SUPPLIED MATERIAL ->

■ ■ ■

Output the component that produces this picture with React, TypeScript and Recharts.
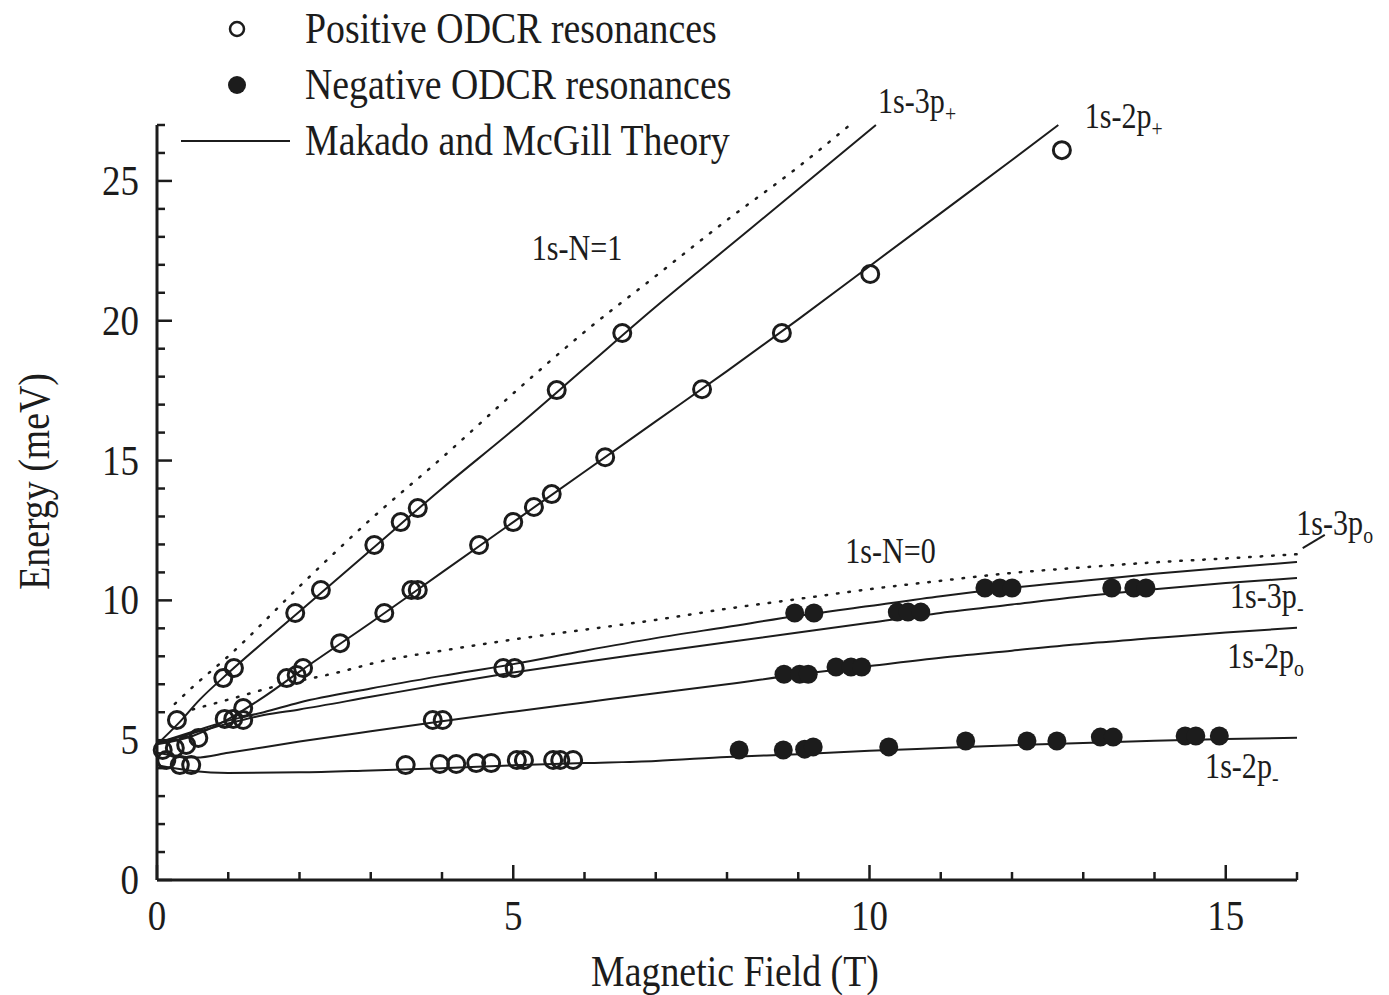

■ ■ ■

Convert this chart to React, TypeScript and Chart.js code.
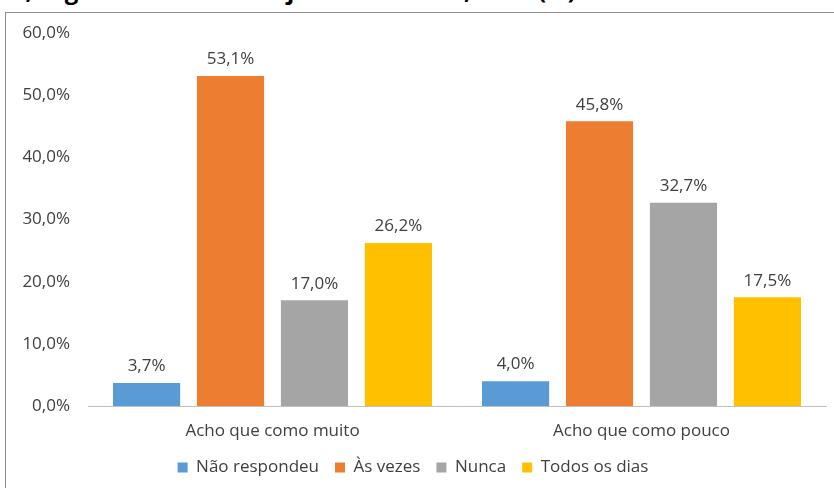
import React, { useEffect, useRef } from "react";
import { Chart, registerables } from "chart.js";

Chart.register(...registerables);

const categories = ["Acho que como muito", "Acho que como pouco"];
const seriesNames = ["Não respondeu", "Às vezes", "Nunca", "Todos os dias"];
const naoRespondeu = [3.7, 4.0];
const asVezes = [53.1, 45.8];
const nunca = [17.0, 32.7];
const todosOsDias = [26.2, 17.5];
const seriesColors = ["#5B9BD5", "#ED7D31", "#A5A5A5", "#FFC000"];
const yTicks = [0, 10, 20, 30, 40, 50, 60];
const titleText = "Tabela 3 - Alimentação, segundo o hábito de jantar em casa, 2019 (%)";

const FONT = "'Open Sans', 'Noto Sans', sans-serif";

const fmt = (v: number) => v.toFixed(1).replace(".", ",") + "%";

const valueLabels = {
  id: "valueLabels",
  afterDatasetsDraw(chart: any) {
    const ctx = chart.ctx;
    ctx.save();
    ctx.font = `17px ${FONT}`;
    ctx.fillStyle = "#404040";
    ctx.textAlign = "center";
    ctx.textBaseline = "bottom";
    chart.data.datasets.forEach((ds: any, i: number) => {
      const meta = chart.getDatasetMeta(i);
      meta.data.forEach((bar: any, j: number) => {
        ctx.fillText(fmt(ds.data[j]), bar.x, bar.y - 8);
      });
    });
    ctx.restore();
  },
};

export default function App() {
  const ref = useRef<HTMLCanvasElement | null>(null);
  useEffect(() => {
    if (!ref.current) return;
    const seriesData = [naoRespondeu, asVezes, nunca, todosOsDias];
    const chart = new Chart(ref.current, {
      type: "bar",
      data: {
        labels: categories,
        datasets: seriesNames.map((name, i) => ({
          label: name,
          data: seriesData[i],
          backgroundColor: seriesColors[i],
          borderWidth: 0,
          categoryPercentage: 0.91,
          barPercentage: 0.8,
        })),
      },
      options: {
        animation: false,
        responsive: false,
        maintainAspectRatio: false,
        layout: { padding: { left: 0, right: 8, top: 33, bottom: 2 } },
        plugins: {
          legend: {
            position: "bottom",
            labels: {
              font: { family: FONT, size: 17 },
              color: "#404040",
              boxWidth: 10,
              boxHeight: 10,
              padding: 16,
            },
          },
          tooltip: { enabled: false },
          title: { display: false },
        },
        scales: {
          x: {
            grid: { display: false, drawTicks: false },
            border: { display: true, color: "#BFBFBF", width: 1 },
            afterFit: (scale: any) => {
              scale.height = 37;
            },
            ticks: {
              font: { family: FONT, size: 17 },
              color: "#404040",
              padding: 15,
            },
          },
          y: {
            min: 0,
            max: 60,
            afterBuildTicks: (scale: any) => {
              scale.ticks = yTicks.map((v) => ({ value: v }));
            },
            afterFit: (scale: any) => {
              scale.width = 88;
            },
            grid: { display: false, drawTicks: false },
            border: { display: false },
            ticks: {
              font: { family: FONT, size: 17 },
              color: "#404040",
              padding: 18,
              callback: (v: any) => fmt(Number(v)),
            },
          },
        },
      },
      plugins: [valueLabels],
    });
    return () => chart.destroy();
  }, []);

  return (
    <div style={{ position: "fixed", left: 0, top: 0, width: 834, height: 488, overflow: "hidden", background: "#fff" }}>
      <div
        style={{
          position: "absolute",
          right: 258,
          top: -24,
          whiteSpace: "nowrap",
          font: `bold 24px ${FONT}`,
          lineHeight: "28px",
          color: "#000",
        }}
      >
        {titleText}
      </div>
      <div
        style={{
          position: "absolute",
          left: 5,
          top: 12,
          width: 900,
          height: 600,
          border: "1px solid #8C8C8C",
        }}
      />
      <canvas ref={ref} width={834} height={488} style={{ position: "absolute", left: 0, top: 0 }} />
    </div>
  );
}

■ ■ ■

YOUR TASK -> Work out how many lines in the records above contain the word "TypeScript", and give only that number.

PROBLEM SOLUTION -> 2